Link: https://leetcode.com/problems/unique-binary-search-trees-ii/

Solution:

Topics: DFS, DP, recursion, catalan number, divide and conquer

Intuition
This is quite an interesting problem, and in some ways the core insight is not dissimilar to Balance a binary search tree. If we look at the constraints and nature of the problem, it’s pretty clear that this is a backtracking problem… so how is it similar to Balance a binary search tree?

In Balance a binary search tree, we sort the nodes (or perform an in-order traversal) and then find the parent recursively by choosing the mid in the current partition. For this problem, we must exhaust every possible option for the parent, not just the parent that guarantees a balanced tree! And of course we must do this recursively.

An easy way to think about this is realizing that somewhere in our list of trees there MUST be at least n-1 trees where the root (parent) is 1-n. And this is true recursively, so when we chose a parent, the left child can be any value between 1, parent-1 and the right child can be any value between parent+1, n. So we can set up the recursion to return a list of left and right children for the current node!

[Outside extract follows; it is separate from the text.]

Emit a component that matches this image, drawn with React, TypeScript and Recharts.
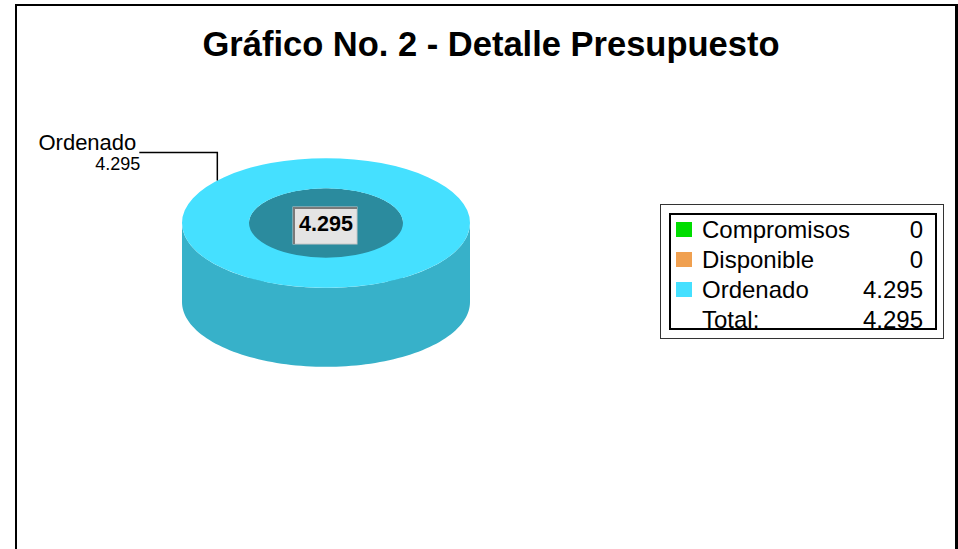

The last step is to duplicate the parent for each combination of left and right child, because this represents all possible trees. Caching (DP) is also a useful optimization because we will have large branches in our trees (relative to each other) that are duplicated so It makes sense to store the subtrees in a memo instead of backtracking for each tree.

Implementation

def generate_trees(n):
	@cache
	def dfs(l, r):
		if l > r:
			return [None]
		trees = []
		for parent_val in range(l, r+1):
			left_children = dfs(1, parent_val-1)
			right_children = dfs(parent_val+1, n)
			for l_child in left_children:
				for r_child in right_children:
					parent = TreeNode(parent_val)
					parent.left = l_child
					parent.right = r_child
					trees.append(parent)
		return trees
	return dfs(1, n)
 
#time: o(n*catalan(n)) 
#there are (4**n)/n**1.5 unique trees with n nodes... this is an aproximation of the nth catalan number. 
#each unique tree takes o(n) time to build. 
 
 
#memory: o(catalan(r-l+1) + catalan(r-l+1) ...)
 
#the space complexity is dominated by the cache, so what is in the cache?
 
#the cache contains every pair (l,r), and stores every possible tree in that range
 
#how many unique trees are in the range (l,r)?
 
#its simply the catalan number with respect to k, where k equals the number of nodes in the range (l,r)...which is simply r-l+1. 

Mnemonic
Same as Balance a binary search tree, but instead of picking up the string in the middle, we pick it up in every possible spot (recursively). For time/space complexity, remember a chess knight (catalan opening).

Visual

Review 1
Great problem! Quite tricky, but the main thing to remember is that we should be trying all possible values for the current node. In Balance a binary search tree we used the mid as the value for the current node, but here we must try all possible values. For the root of the tree that becomes all values between 1-n. Then we recursively get all possible left and right nodes, and create a new tree with each combination.

The time and space complexity is still bewildering to me. Just remember the nth catalan number.